You might have been told that...

Opinion once again being presented as fact?
Loyalty itself has different meanings in different parts of Britain. Asians in Scotland, particularly those born in Scotland, describe themselves as Scots and tend to be more loyal to Scotland than Britain. The bulk of the Muslims in Scotland now support the SNP and back the demand for an independent Scotland. Asians in Wales also describe themselves as Welsh Asians and appear comfortable with their Welsh identity. In contrast, Asians in England tend to describe themselves as British Asians; and see Englishness as an exclusive identity that is closed to them. Their local loyalty belongs to Britain as a whole and many regard the demands of their Scottish Asian brothers and sisters across the border for an independent Scotland as treason.Ziauddin Sardar

Yes, I know one or two, shall we say high-profile, Muslim members of the SNP have been in the news recently, but leaving that aside, does any statistical evidence exist for those two sentences I've marked in bold?

And moving onto "dodgy stats being presented in dodgy way to confirm dodgy prejudices of readership", how about this:
According to a recent survey of 2,000 British youth carried out by the British Council:

Three- quarters said immigrants do not pose a threat to British workers' jobs and 88% said they thought the *influx* of people from abroad was no risk whatsoever to security and public order.

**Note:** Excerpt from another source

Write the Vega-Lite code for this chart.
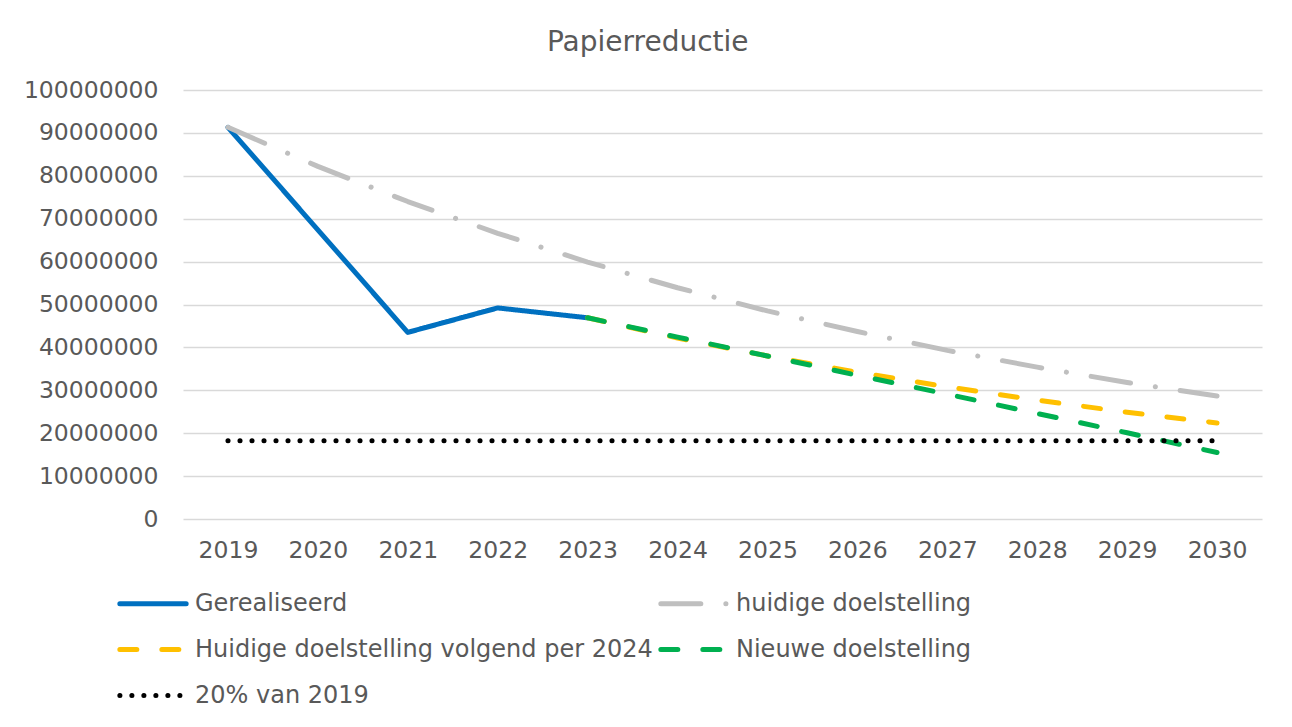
{
  "$schema": "https://vega.github.io/schema/vega-lite/v6.json",
  "width": 1079,
  "height": 429,
  "autosize": {"type": "none"},
  "padding": {"left": 183, "top": 90, "right": 30, "bottom": 208},
  "background": "white",
  "config": {
    "font": "DejaVu Sans",
    "view": {"stroke": null}
  },
  "title": {
    "text": "Papierreductie",
    "fontSize": 28,
    "fontWeight": "normal",
    "color": "#595959",
    "anchor": "middle",
    "frame": "bounds",
    "offset": 21,
    "dx": 5
  },
  "data": {
    "values": [
      {"year": "2019", "series": "Gerealiseerd", "value": 91300000},
      {"year": "2020", "series": "Gerealiseerd", "value": 67400000},
      {"year": "2021", "series": "Gerealiseerd", "value": 43500000},
      {"year": "2022", "series": "Gerealiseerd", "value": 49200000},
      {"year": "2023", "series": "Gerealiseerd", "value": 46900000},
      {"year": "2019", "series": "huidige doelstelling", "value": 91300000},
      {"year": "2020", "series": "huidige doelstelling", "value": 82200000},
      {"year": "2021", "series": "huidige doelstelling", "value": 74000000},
      {"year": "2022", "series": "huidige doelstelling", "value": 66600000},
      {"year": "2023", "series": "huidige doelstelling", "value": 59900000},
      {"year": "2024", "series": "huidige doelstelling", "value": 53900000},
      {"year": "2025", "series": "huidige doelstelling", "value": 48500000},
      {"year": "2026", "series": "huidige doelstelling", "value": 43700000},
      {"year": "2027", "series": "huidige doelstelling", "value": 39300000},
      {"year": "2028", "series": "huidige doelstelling", "value": 35400000},
      {"year": "2029", "series": "huidige doelstelling", "value": 31800000},
      {"year": "2030", "series": "huidige doelstelling", "value": 28650000},
      {"year": "2023", "series": "Huidige doelstelling volgend per 2024", "value": 46900000},
      {"year": "2024", "series": "Huidige doelstelling volgend per 2024", "value": 42200000},
      {"year": "2025", "series": "Huidige doelstelling volgend per 2024", "value": 38000000},
      {"year": "2026", "series": "Huidige doelstelling volgend per 2024", "value": 34200000},
      {"year": "2027", "series": "Huidige doelstelling volgend per 2024", "value": 30800000},
      {"year": "2028", "series": "Huidige doelstelling volgend per 2024", "value": 27700000},
      {"year": "2029", "series": "Huidige doelstelling volgend per 2024", "value": 24900000},
      {"year": "2030", "series": "Huidige doelstelling volgend per 2024", "value": 22400000},
      {"year": "2023", "series": "Nieuwe doelstelling", "value": 46900000},
      {"year": "2024", "series": "Nieuwe doelstelling", "value": 42400000},
      {"year": "2025", "series": "Nieuwe doelstelling", "value": 38000000},
      {"year": "2026", "series": "Nieuwe doelstelling", "value": 33500000},
      {"year": "2027", "series": "Nieuwe doelstelling", "value": 29100000},
      {"year": "2028", "series": "Nieuwe doelstelling", "value": 24600000},
      {"year": "2029", "series": "Nieuwe doelstelling", "value": 20100000},
      {"year": "2030", "series": "Nieuwe doelstelling", "value": 15500000},
      {"year": "2019", "series": "20% van 2019", "value": 18260000},
      {"year": "2020", "series": "20% van 2019", "value": 18260000},
      {"year": "2021", "series": "20% van 2019", "value": 18260000},
      {"year": "2022", "series": "20% van 2019", "value": 18260000},
      {"year": "2023", "series": "20% van 2019", "value": 18260000},
      {"year": "2024", "series": "20% van 2019", "value": 18260000},
      {"year": "2025", "series": "20% van 2019", "value": 18260000},
      {"year": "2026", "series": "20% van 2019", "value": 18260000},
      {"year": "2027", "series": "20% van 2019", "value": 18260000},
      {"year": "2028", "series": "20% van 2019", "value": 18260000},
      {"year": "2029", "series": "20% van 2019", "value": 18260000},
      {"year": "2030", "series": "20% van 2019", "value": 18260000}
    ]
  },
  "mark": {"type": "line", "strokeWidth": 5, "strokeCap": "round", "strokeJoin": "round"},
  "encoding": {
    "x": {
      "field": "year",
      "type": "ordinal",
      "scale": {"type": "point", "padding": 0.5},
      "axis": {
        "title": null,
        "labelAngle": 0,
        "labelFontSize": 23.5,
        "labelColor": "#595959",
        "labelPadding": 19,
        "ticks": false,
        "tickSize": 0,
        "domain": false,
        "grid": false
      }
    },
    "y": {
      "field": "value",
      "type": "quantitative",
      "scale": {"domain": [0, 100000000], "nice": false},
      "axis": {
        "title": null,
        "values": [0, 10000000, 20000000, 30000000, 40000000, 50000000, 60000000, 70000000, 80000000, 90000000, 100000000],
        "format": "d",
        "labelFontSize": 23.5,
        "labelColor": "#595959",
        "labelPadding": 25,
        "ticks": false,
        "tickSize": 0,
        "domain": false,
        "grid": true,
        "gridColor": "#D9D9D9",
        "gridWidth": 1.5
      }
    },
    "color": {
      "field": "series",
      "type": "nominal",
      "scale": {
        "domain": ["Gerealiseerd", "huidige doelstelling", "Huidige doelstelling volgend per 2024", "Nieuwe doelstelling", "20% van 2019"],
        "range": ["#0070C0", "#BFBFBF", "#FFC000", "#00B050", "#000000"]
      },
      "legend": {
        "title": null,
        "orient": "none",
        "legendX": -66,
        "legendY": 502,
        "direction": "horizontal",
        "columns": 2,
        "columnPadding": 5,
        "rowPadding": 21,
        "padding": 0,
        "clipHeight": 23,
        "symbolType": "stroke",
        "symbolSize": 4400,
        "symbolStrokeWidth": 5,
        "labelFontSize": 24,
        "labelColor": "#595959",
        "labelOffset": 6,
        "labelLimit": 600,
        "encode": {"symbols": {"update": {"strokeCap": {"value": "round"}}}}
      }
    },
    "strokeDash": {
      "field": "series",
      "type": "nominal",
      "scale": {
        "domain": ["Gerealiseerd", "huidige doelstelling", "Huidige doelstelling volgend per 2024", "Nieuwe doelstelling", "20% van 2019"],
        "range": [[1, 0], [40, 25, 0.1, 25], [17, 25], [17, 25], [0.1, 11.9]]
      },
      "legend": null
    }
  }
}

Possibly the Daily Mail may have put a different interpretation on those two headline “facts”, but it was these next couple of nuggets of *information* which most intrigued me:
In spite of greater European integration since the Maastricht Treaty was signed in 1992, just 7% of Britons surveyed said they felt like a European citizen, while 40% considered themselves to be British.

So, does that mean that 40% feel themselves British, 7% European and the remaining 53% English, Irish, Scottish, Ulsterish, Welsh, Cornish, African, Asian, West Indian…Martian or what exactly?
We don’t know, because true to form (and I’ve had the dubious pleasure several times of working with them, so I know how shambolic, despite all the cash thrown at them, the British Council’s organisation and administration can really be), the British Council has, to date, omitted to publish the full survey; it has instead decided to leak the more alarmist interpretations of the poll to those bastions of fairness, the Daily Mail and Express (and given Migration-Watch a much needed boost, now that all those Poles are inconveniently deciding to head home).

It’s on these kind of cack-handed surveys that half-truths and downright lies are pedaled by racists and xenophobes and this being the case, the British Council has the responsibility to all the UK’s citizens to make sure, at the very least, the full information can be accessed by those wanting to consider in a little bit further how attitudes may be changing in our society.